◆ DATA SUPPLIED:
+ + +

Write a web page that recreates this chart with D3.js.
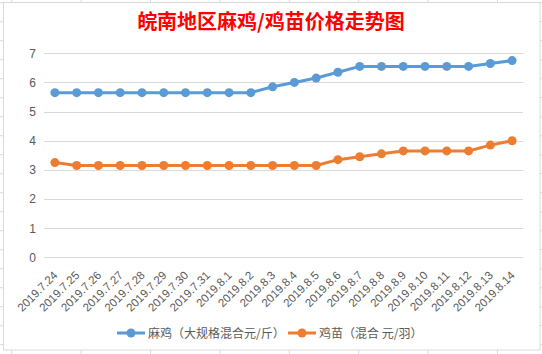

+ + +

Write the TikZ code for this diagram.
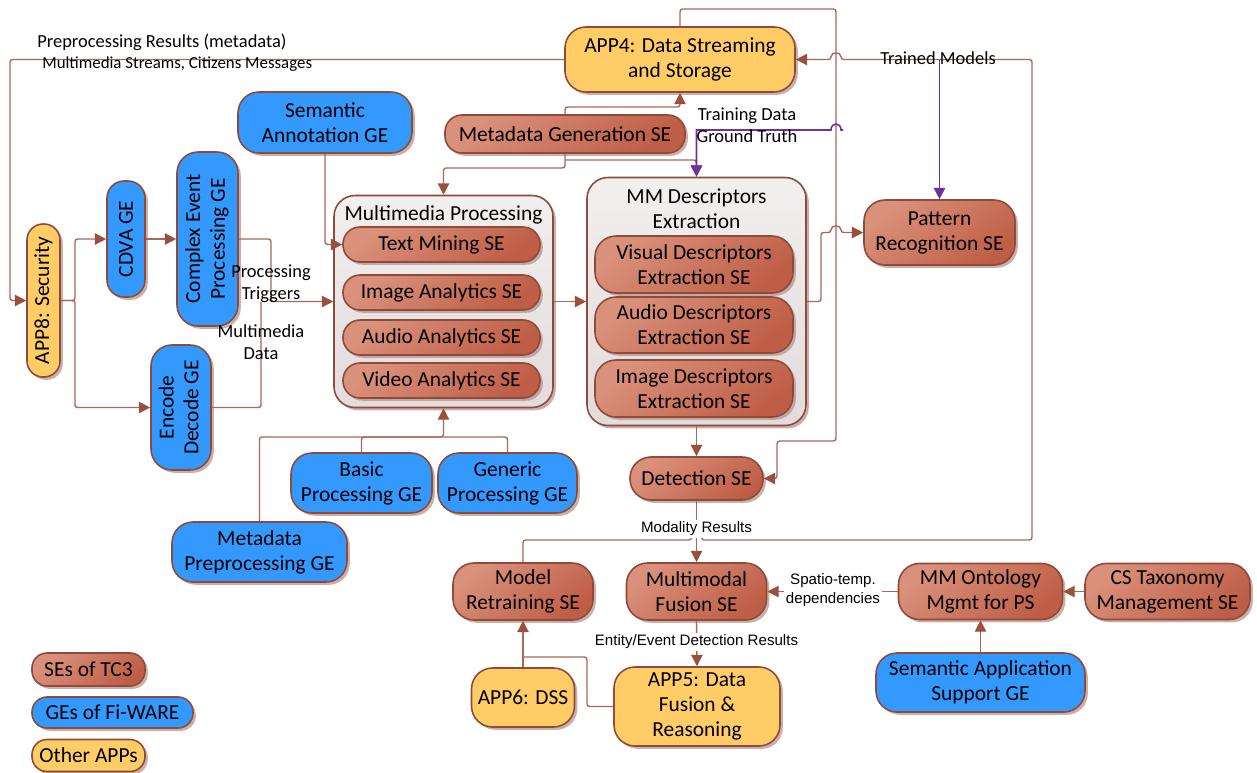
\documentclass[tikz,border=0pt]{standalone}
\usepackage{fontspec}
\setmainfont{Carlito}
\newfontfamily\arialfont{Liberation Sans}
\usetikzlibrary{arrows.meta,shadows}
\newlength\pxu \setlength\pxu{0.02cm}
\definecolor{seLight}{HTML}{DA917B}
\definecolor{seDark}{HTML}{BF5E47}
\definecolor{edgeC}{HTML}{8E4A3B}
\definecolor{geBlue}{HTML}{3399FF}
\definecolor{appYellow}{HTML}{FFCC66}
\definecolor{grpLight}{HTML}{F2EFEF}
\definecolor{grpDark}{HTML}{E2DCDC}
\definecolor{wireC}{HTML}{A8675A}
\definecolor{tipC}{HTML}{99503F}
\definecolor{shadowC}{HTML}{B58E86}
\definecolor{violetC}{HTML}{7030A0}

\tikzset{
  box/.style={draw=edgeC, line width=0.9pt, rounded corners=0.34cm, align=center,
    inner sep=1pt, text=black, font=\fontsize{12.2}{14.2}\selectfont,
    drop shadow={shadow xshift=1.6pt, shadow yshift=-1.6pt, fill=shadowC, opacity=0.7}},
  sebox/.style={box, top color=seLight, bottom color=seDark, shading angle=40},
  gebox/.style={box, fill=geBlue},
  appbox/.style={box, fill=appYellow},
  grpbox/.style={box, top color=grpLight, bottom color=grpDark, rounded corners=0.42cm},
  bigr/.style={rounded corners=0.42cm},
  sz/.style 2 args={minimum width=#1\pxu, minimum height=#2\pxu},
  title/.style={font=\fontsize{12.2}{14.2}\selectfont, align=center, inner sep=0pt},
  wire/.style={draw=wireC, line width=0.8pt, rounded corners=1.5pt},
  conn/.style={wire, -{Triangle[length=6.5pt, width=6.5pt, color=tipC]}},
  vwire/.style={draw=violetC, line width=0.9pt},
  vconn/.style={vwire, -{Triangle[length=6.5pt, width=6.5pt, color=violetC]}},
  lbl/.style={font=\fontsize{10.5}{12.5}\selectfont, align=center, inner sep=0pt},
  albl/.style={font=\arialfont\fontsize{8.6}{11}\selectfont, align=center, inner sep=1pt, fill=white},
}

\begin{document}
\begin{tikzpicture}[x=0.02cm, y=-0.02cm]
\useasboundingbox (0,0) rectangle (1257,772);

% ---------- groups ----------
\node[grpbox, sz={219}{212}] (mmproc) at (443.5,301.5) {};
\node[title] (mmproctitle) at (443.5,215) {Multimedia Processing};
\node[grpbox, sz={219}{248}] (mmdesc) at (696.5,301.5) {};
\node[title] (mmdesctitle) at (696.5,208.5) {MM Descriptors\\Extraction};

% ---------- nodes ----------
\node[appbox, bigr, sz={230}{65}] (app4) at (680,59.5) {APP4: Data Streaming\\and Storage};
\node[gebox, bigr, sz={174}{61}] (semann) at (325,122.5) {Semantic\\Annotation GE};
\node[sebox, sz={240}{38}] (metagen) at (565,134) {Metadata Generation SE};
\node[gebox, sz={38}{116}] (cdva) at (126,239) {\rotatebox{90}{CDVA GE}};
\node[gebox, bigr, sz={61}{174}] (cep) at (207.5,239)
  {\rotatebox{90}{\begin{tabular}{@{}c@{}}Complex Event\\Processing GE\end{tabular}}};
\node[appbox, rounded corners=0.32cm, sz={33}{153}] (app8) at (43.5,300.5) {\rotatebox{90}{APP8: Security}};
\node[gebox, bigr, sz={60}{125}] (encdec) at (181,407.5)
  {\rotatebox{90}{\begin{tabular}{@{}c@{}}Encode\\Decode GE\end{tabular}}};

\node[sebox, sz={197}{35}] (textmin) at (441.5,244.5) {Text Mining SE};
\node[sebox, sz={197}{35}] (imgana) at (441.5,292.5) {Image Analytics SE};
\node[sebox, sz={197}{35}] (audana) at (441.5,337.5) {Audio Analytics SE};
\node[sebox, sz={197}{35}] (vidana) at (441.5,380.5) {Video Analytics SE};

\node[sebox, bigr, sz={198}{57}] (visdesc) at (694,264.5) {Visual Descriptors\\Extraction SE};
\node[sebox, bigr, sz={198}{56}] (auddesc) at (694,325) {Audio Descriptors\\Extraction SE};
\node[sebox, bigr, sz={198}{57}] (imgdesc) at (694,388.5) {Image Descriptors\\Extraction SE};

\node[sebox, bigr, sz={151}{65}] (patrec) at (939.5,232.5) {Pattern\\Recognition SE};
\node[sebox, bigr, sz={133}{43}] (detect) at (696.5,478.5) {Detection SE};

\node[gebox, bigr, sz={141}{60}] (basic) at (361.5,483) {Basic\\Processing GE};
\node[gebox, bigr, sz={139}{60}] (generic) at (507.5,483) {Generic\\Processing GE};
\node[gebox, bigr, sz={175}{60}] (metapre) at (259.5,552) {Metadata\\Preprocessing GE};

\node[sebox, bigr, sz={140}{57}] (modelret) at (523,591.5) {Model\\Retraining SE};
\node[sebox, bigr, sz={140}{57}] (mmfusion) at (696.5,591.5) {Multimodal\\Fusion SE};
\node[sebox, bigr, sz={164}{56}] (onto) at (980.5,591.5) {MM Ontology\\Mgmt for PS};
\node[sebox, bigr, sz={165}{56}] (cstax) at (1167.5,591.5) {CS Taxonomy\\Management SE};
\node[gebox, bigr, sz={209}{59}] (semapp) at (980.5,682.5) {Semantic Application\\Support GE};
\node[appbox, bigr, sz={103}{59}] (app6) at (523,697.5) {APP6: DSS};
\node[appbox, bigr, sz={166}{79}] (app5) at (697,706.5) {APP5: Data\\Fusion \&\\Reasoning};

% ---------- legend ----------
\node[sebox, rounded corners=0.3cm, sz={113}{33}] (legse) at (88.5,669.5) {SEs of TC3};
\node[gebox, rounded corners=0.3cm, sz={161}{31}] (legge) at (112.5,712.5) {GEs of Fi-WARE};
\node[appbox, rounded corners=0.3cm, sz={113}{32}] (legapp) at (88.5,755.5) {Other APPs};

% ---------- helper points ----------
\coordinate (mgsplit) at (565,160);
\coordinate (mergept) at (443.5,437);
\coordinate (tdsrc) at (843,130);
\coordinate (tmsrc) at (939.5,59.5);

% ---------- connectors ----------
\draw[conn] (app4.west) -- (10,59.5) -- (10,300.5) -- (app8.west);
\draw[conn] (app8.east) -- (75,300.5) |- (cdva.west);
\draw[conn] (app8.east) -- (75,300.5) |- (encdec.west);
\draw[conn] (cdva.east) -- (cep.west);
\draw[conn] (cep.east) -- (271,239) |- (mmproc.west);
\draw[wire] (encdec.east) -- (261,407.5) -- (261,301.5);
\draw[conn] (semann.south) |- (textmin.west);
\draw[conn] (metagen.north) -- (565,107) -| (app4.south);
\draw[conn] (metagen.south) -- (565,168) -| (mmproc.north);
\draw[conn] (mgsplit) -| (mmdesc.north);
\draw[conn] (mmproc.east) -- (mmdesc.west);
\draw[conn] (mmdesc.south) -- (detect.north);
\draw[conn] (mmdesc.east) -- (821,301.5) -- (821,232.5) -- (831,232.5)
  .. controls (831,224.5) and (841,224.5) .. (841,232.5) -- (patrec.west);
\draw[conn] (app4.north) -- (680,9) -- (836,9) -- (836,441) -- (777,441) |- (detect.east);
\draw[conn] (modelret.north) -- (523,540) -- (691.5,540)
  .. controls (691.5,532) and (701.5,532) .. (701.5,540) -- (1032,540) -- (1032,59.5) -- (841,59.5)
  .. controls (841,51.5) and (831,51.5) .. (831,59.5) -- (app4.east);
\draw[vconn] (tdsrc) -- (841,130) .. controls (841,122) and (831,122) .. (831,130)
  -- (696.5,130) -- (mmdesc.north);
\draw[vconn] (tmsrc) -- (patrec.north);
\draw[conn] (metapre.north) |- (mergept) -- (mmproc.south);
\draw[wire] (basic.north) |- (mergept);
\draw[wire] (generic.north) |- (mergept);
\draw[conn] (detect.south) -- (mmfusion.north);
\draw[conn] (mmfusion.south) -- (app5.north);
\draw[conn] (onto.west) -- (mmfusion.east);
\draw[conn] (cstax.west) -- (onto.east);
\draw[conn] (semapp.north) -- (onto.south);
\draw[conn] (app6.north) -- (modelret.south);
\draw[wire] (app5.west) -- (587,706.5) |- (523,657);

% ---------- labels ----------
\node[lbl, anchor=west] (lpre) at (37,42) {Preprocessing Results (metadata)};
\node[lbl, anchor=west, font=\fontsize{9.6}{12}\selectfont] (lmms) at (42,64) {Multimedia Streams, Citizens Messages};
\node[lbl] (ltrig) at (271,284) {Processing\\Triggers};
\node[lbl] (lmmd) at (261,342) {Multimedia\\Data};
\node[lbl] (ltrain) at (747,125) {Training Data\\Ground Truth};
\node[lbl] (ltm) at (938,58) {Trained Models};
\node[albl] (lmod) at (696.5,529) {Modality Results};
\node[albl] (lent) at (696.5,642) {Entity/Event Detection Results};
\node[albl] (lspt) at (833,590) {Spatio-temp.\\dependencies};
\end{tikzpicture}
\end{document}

+ + +

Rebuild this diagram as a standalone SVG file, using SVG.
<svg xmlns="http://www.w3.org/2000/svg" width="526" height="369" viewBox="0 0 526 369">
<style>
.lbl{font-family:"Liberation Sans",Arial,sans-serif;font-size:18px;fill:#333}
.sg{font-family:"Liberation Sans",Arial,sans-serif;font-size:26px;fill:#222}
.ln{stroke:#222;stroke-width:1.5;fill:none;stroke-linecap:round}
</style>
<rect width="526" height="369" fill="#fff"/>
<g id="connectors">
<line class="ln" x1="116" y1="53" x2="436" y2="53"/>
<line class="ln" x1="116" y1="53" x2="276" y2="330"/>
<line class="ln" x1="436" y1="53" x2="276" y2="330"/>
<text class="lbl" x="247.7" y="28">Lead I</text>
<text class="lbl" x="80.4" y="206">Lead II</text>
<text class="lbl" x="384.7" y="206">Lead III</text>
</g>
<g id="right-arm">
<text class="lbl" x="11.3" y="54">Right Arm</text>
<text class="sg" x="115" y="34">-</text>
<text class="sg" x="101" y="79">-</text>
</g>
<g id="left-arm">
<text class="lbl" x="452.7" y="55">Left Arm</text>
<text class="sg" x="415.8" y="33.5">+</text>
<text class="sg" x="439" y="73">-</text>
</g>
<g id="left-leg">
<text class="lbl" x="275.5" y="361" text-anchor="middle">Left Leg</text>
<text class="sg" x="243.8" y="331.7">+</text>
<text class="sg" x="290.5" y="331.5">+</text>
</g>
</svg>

+ + +

◆ CHALLENGE:
Give back exactly the lines from the one that holds "Write the TikZ code for this diagram." to the one that holds "(mmdesctitle) at (696.5,208.5)", with both ends and without the images.

◆ PROBLEM SOLUTION:
Write the TikZ code for this diagram.
\documentclass[tikz,border=0pt]{standalone}
\usepackage{fontspec}
\setmainfont{Carlito}
\newfontfamily\arialfont{Liberation Sans}
\usetikzlibrary{arrows.meta,shadows}
\newlength\pxu \setlength\pxu{0.02cm}
\definecolor{seLight}{HTML}{DA917B}
\definecolor{seDark}{HTML}{BF5E47}
\definecolor{edgeC}{HTML}{8E4A3B}
\definecolor{geBlue}{HTML}{3399FF}
\definecolor{appYellow}{HTML}{FFCC66}
\definecolor{grpLight}{HTML}{F2EFEF}
\definecolor{grpDark}{HTML}{E2DCDC}
\definecolor{wireC}{HTML}{A8675A}
\definecolor{tipC}{HTML}{99503F}
\definecolor{shadowC}{HTML}{B58E86}
\definecolor{violetC}{HTML}{7030A0}

\tikzset{
  box/.style={draw=edgeC, line width=0.9pt, rounded corners=0.34cm, align=center,
    inner sep=1pt, text=black, font=\fontsize{12.2}{14.2}\selectfont,
    drop shadow={shadow xshift=1.6pt, shadow yshift=-1.6pt, fill=shadowC, opacity=0.7}},
  sebox/.style={box, top color=seLight, bottom color=seDark, shading angle=40},
  gebox/.style={box, fill=geBlue},
  appbox/.style={box, fill=appYellow},
  grpbox/.style={box, top color=grpLight, bottom color=grpDark, rounded corners=0.42cm},
  bigr/.style={rounded corners=0.42cm},
  sz/.style 2 args={minimum width=#1\pxu, minimum height=#2\pxu},
  title/.style={font=\fontsize{12.2}{14.2}\selectfont, align=center, inner sep=0pt},
  wire/.style={draw=wireC, line width=0.8pt, rounded corners=1.5pt},
  conn/.style={wire, -{Triangle[length=6.5pt, width=6.5pt, color=tipC]}},
  vwire/.style={draw=violetC, line width=0.9pt},
  vconn/.style={vwire, -{Triangle[length=6.5pt, width=6.5pt, color=violetC]}},
  lbl/.style={font=\fontsize{10.5}{12.5}\selectfont, align=center, inner sep=0pt},
  albl/.style={font=\arialfont\fontsize{8.6}{11}\selectfont, align=center, inner sep=1pt, fill=white},
}

\begin{document}
\begin{tikzpicture}[x=0.02cm, y=-0.02cm]
\useasboundingbox (0,0) rectangle (1257,772);

% ---------- groups ----------
\node[grpbox, sz={219}{212}] (mmproc) at (443.5,301.5) {};
\node[title] (mmproctitle) at (443.5,215) {Multimedia Processing};
\node[grpbox, sz={219}{248}] (mmdesc) at (696.5,301.5) {};
\node[title] (mmdesctitle) at (696.5,208.5) {MM Descriptors\\Extraction};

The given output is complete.